Portugal Says Bond Yields Above 10% Are a Thing of the Past

  • Centeno says it takes joint effort with ECB to avoid spikes
  • Portugal won’t promote debt renegotiation, Centeno says

Portuguese Finance Minister Mario Centeno said the time when his country’s yields were above 10 percent has passed as the European Central Bank carries out its bond-buying plan.

“I think the job of the government is to reassure markets that the commitment to leave those times behind us is very firm,” Centeno told Mark Barton in a Bloomberg Television interview in London on Tuesday.

Mario Centeno speaks during an interview in London, on Tuesday, March 1, 2016.

Photographer: Luke MacGregor/Bloomberg

The minister said it takes a joint effort of the ECB and euro-area countries to avoid spikes in bond yields. “From our side, we are pretty much committed to keeping the consolidation process, to curb the debt-over-GDP ratio,” he said.

Portugal’s 10-year bond yield in February touched the highest since the country exited its bailout program in 2014, putting pressure on Centeno, 49, and Prime Minister Antonio Costa less than three months after their minority Socialist government took office. Yields have declined since then and Centeno’s 2016 budget was approved in an initial vote in parliament last week.

The government plans to reverse state salary cuts faster than the previous administration proposed, while increasing indirect taxes.
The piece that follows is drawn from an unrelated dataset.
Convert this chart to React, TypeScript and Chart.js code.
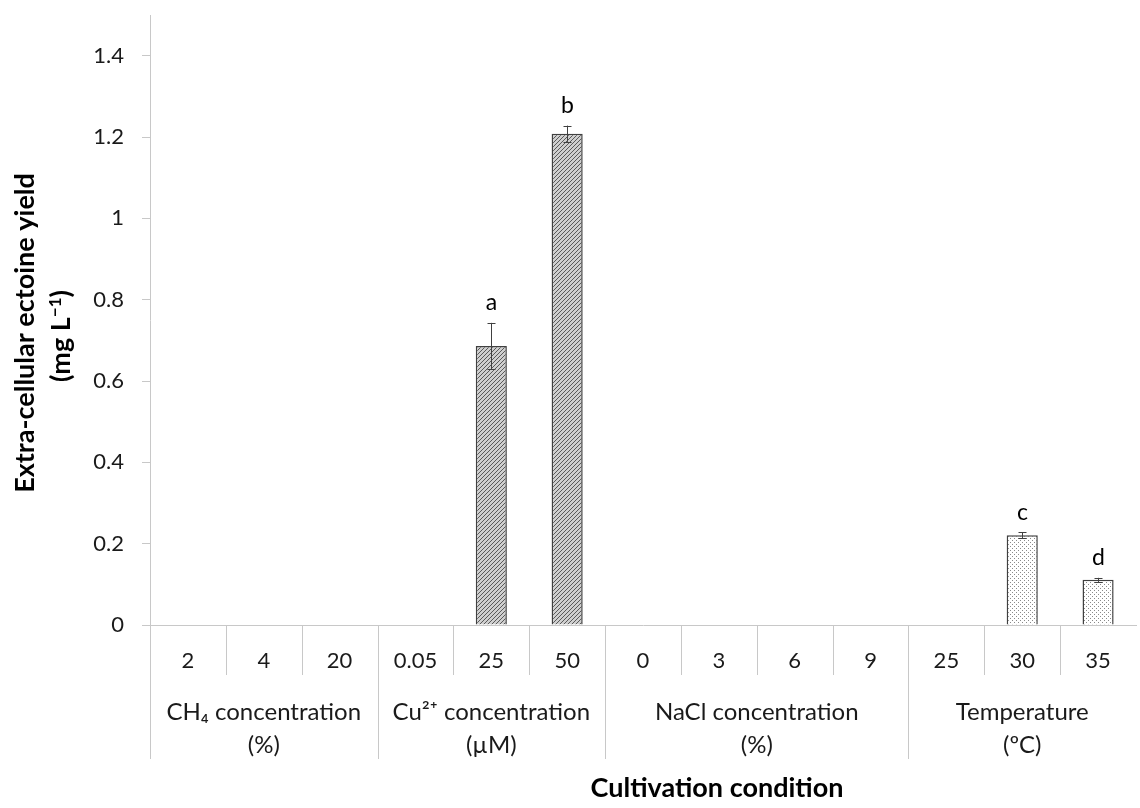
import React, { useEffect, useRef } from "react";
import { Chart, registerables } from "chart.js";

Chart.register(...registerables);

const categories = ["2", "4", "20", "0.05", "25", "50", "0", "3", "6", "9", "25", "30", "35"];
const groupLabels = [
  ["CH₄ concentration", "(%)"],
  ["Cu²⁺ concentration", "(µM)"],
  ["NaCl concentration", "(%)"],
  ["Temperature", "(ºC)"],
];
const groupSizes = [3, 3, 4, 3];
const groupPatterns = ["hatch", "hatch", "hatch", "dots"];
const values = [null, null, null, null, 0.686, 1.208, null, null, null, null, null, 0.221, 0.111];
const errors = [0, 0, 0, 0, 0.057, 0.02, 0, 0, 0, 0, 0, 0.007, 0.005];
const letters = ["", "", "", "", "a", "b", "", "", "", "", "", "c", "d"];
const yTicks = [0, 0.2, 0.4, 0.6, 0.8, 1, 1.2, 1.4];
const yTitle = "Extra-cellular ectoine yield";
const xTitle = "Cultivation condition";

const FONT = "Lato, 'Open Sans', sans-serif";

function makePattern(kind: string): CanvasPattern | string {
  const c = document.createElement("canvas");
  c.width = 4;
  c.height = 4;
  const g = c.getContext("2d")!;
  if (kind === "hatch") {
    g.fillStyle = "#cfcfcf";
    g.fillRect(0, 0, 4, 4);
    g.strokeStyle = "#5a5a5a";
    g.lineWidth = 1;
    g.beginPath();
    g.moveTo(0, 4);
    g.lineTo(4, 0);
    g.moveTo(-1, 1);
    g.lineTo(1, -1);
    g.moveTo(3, 5);
    g.lineTo(5, 3);
    g.stroke();
  } else {
    g.fillStyle = "#ffffff";
    g.fillRect(0, 0, 4, 4);
    g.fillStyle = "#8a8a8a";
    g.fillRect(0, 0, 1, 1);
    g.fillRect(2, 2, 1, 1);
  }
  const p = document.createElement("canvas").getContext("2d")!.createPattern(c, "repeat");
  return p || "#aaaaaa";
}

export default function App() {
  const ref = useRef<HTMLCanvasElement>(null);
  useEffect(() => {
    document.body.style.margin = "0";
    const canvas = ref.current!;
    const catGroup: number[] = [];
    groupSizes.forEach((s, gi) => {
      for (let k = 0; k < s; k++) catGroup.push(gi);
    });
    const patterns = groupPatterns.map((k) => makePattern(k));
    const bg = catGroup.map((gi) => patterns[gi]);

    const overlay = {
      id: "overlay",
      afterDraw(chart: any) {
        const ctx = chart.ctx as CanvasRenderingContext2D;
        const x = chart.scales.x;
        const y = chart.scales.y;
        const area = chart.chartArea;
        const base = y.getPixelForValue(0);
        ctx.save();
        // error bars and letters
        ctx.strokeStyle = "#404040";
        ctx.lineWidth = 1;
        values.forEach((v, i) => {
          if (v == null) return;
          const cx = Math.round(x.getPixelForValue(i)) + 0.5;
          const e = errors[i];
          const top = y.getPixelForValue(v + e);
          const bot = y.getPixelForValue(v - e);
          ctx.beginPath();
          ctx.moveTo(cx, top);
          ctx.lineTo(cx, bot);
          ctx.moveTo(cx - 4, Math.round(top) + 0.5);
          ctx.lineTo(cx + 4, Math.round(top) + 0.5);
          ctx.moveTo(cx - 4, Math.round(bot) + 0.5);
          ctx.lineTo(cx + 4, Math.round(bot) + 0.5);
          ctx.stroke();
          if (letters[i]) {
            ctx.fillStyle = "#000";
            ctx.font = `23px ${FONT}`;
            ctx.textAlign = "center";
            ctx.textBaseline = "middle";
            ctx.fillText(letters[i], cx, top - 20);
          }
        });
        // dividers
        ctx.strokeStyle = "#c8c8c8";
        ctx.lineWidth = 1;
        const n = categories.length;
        const bounds: number[] = [];
        for (let i = 1; i < n; i++) {
          bounds.push((x.getPixelForValue(i - 1) + x.getPixelForValue(i)) / 2);
        }
        const groupStarts = new Set<number>();
        let acc = 0;
        groupSizes.forEach((s) => {
          groupStarts.add(acc);
          acc += s;
        });
        ctx.beginPath();
        const lx = Math.round(area.left) + 0.5;
        ctx.moveTo(lx, base);
        ctx.lineTo(lx, base + 134);
        bounds.forEach((bx, k) => {
          const i = k + 1;
          const px = Math.round(bx) + 0.5;
          ctx.moveTo(px, base);
          ctx.lineTo(px, base + (groupStarts.has(i) ? 134 : 50));
        });
        ctx.stroke();
        // category labels
        ctx.fillStyle = "#1a1a1a";
        ctx.font = `22px ${FONT}`;
        ctx.textAlign = "center";
        ctx.textBaseline = "middle";
        categories.forEach((c, i) => {
          ctx.fillText(c, x.getPixelForValue(i), base + 36);
        });
        // group labels
        ctx.font = `24px ${FONT}`;
        let start = 0;
        groupSizes.forEach((s, gi) => {
          const cx = (x.getPixelForValue(start) + x.getPixelForValue(start + s - 1)) / 2;
          groupLabels[gi].forEach((line, li) => {
            ctx.fillText(line, cx, base + 87 + li * 33);
          });
          start += s;
        });
        // x title
        ctx.fillStyle = "#000";
        ctx.font = `bold 27px ${FONT}`;
        ctx.textBaseline = "alphabetic";
        ctx.fillText(xTitle, 717, 797);
        // y title
        ctx.save();
        ctx.translate(34, 333);
        ctx.rotate(-Math.PI / 2);
        ctx.font = `bold 27px ${FONT}`;
        ctx.textAlign = "center";
        ctx.textBaseline = "alphabetic";
        ctx.fillText(yTitle, 0, 0);
        ctx.restore();
        ctx.save();
        ctx.translate(70, 336);
        ctx.rotate(-Math.PI / 2);
        ctx.textBaseline = "alphabetic";
        ctx.textAlign = "left";
        const p1 = "(mg L";
        const sup = "−1";
        const p3 = ")";
        ctx.font = `bold 27px ${FONT}`;
        const w1 = ctx.measureText(p1).width;
        const w3 = ctx.measureText(p3).width;
        ctx.font = `bold 17px ${FONT}`;
        const w2 = ctx.measureText(sup).width;
        const total = w1 + w2 + w3;
        let sx = -total / 2;
        ctx.font = `bold 27px ${FONT}`;
        ctx.fillText(p1, sx, 0);
        sx += w1;
        ctx.font = `bold 17px ${FONT}`;
        ctx.fillText(sup, sx, -9);
        sx += w2;
        ctx.font = `bold 27px ${FONT}`;
        ctx.fillText(p3, sx, 0);
        ctx.restore();
        ctx.restore();
      },
    };

    const chart = new Chart(canvas, {
      type: "bar",
      data: {
        labels: categories,
        datasets: [
          {
            data: values as any,
            backgroundColor: bg as any,
            borderColor: "#404040",
            borderWidth: 1.5,
            barPercentage: 0.41,
            categoryPercentage: 1,
          },
        ],
      },
      options: {
        animation: false,
        responsive: false,
        layout: { padding: { top: 15, right: 4, left: 0, bottom: 0 } },
        plugins: { legend: { display: false }, tooltip: { enabled: false } },
        scales: {
          x: {
            grid: { display: false },
            border: { display: true, color: "#c8c8c8", width: 1 },
            ticks: { display: false },
            afterFit: (s: any) => {
              s.height = 183;
              s.paddingLeft = 0;
              s.paddingRight = 0;
            },
          },
          y: {
            min: 0,
            max: 1.5,
            afterBuildTicks: (s: any) => {
              s.ticks = yTicks.map((v) => ({ value: v }));
            },
            ticks: {
              color: "#1a1a1a",
              font: { family: "Lato, 'Open Sans', sans-serif", size: 22 },
              padding: 18,
              callback: (v: any) => String(Math.round(Number(v) * 10) / 10),
            },
            grid: { display: true, drawOnChartArea: false, drawTicks: true, tickLength: 8, color: "#c8c8c8" },
            border: { display: true, color: "#c8c8c8", width: 1 },
            afterFit: (s: any) => {
              s.width = 150;
              s.paddingTop = 0;
              s.paddingBottom = 0;
            },
          },
        },
      },
      plugins: [overlay],
    });
    return () => chart.destroy();
  }, []);
  return <canvas ref={ref} width={1140} height={808} style={{ display: "block" }} />;
}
Costa says his government will be propped up in parliament by the Left Bloc, Communists and Greens, which haven’t followed the Socialists in backing European budget rules in the past.

Portugal’s 10-year yield was at 3 percent on Tuesday after touching 4.5 percent on Feb. 11, the highest since March 2014. It peaked at 18 percent in 2012 at the height of the euro region’s debt crisis.

Euro-area finance ministers on Feb. 11 told Portugal to make plans for additional budget measures in case it runs into trouble meeting its targets. Centeno reiterated on Tuesday that Portugal won’t need to adopt those measures. If necessary, the government’s “preferred course” is to make a shift from direct to indirect taxes, he said.

The government’s budget forecasts debt will decline to 127.7 percent of gross domestic product in 2016 from 128.8 percent last year. It sees the economy growing 1.8 percent this year.

Portugal won’t call for a debt renegotiation process, Centeno said. “This needs to be arranged at the European level, with a European framework, and not specifically targeting our case or other special cases.”